Россия и Запад произвели уникальный по масштабу и составу обмен заключенными. Впервые в обменную сделку были включены не только фигуранты «шпионских» дел, но и сразу несколько политических активистов, осужденных в России за антивоенные высказывания или действия. О том, какой смысл в такую конфигурацию обмена могли закладывать Кремль и персонально Владимир Путин, зачем им нужен выменянный у Германии киллер Вадим Красиков и почему сегодня сделка выглядит как дипломатическое поражение российских властей, «Медуза» обсудила с исследователем спецслужб Андреем Солдатовым.
Андрей Солдатов
— Кажется, ничего подобного в новейшей истории взаимоотношений российских и западных спецслужб мы еще не видели. В чем уникальность нынешнего обмена?

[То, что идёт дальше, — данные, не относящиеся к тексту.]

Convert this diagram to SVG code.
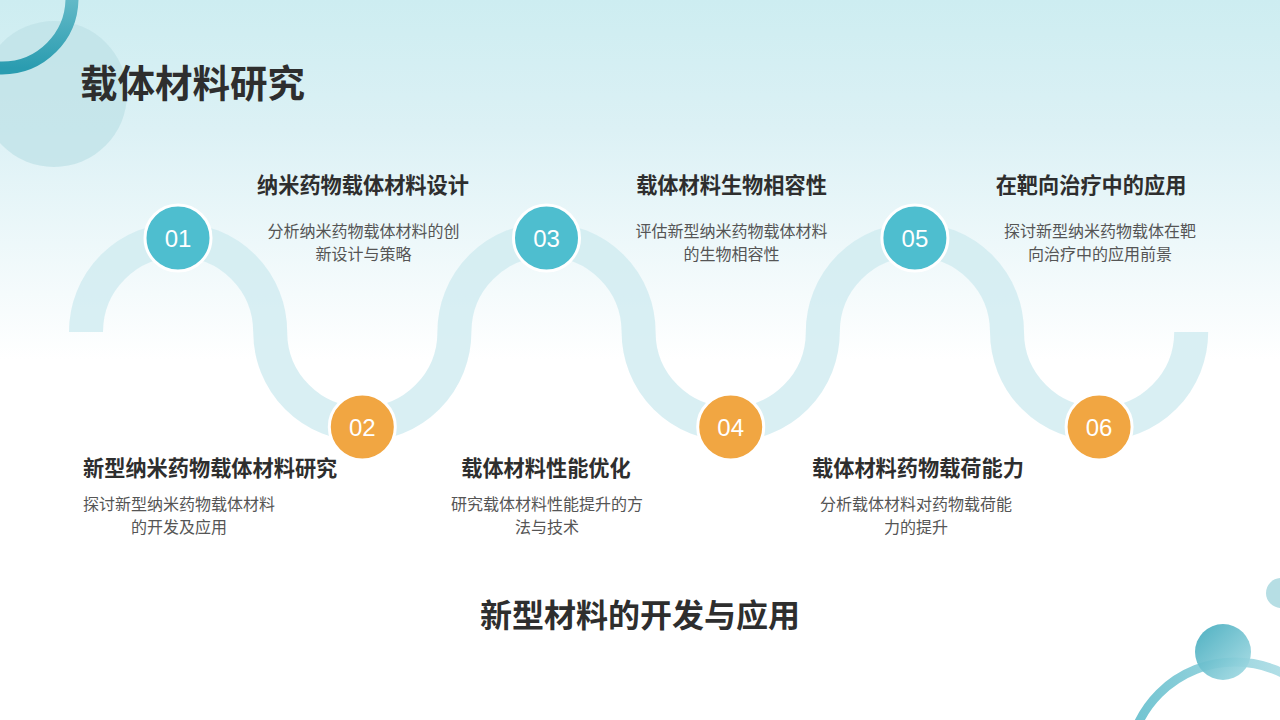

— Этот обмен действительно уникален. Впервые он включает в себя не только шпионов или людей, обвиняемых в шпионаже или государственной измене, но и политических активистов. Это беспрецедентно.
При этом важно понимать, что у России теоретически были все возможности развести «шпионскую» и «политическую» группы, поскольку часть людей были задержаны и осуждены достаточно давно, а кто-то был арестован совсем недавно. И поделить обмен на несколько элементов, представив это как «бизнес — и ничего политического», Кремль вполне мог. Поэтому меня не покидает ощущение, что российские власти хотели сделать из представленной конфигурации политическое заявление. Вопрос в том, в чем это заявление заключается.
— Может ли это быть заявление в духе того, что написал в телеграме Дмитрий Медведев: мы выслали предателей — а получили «своих, работавших на Отечество»?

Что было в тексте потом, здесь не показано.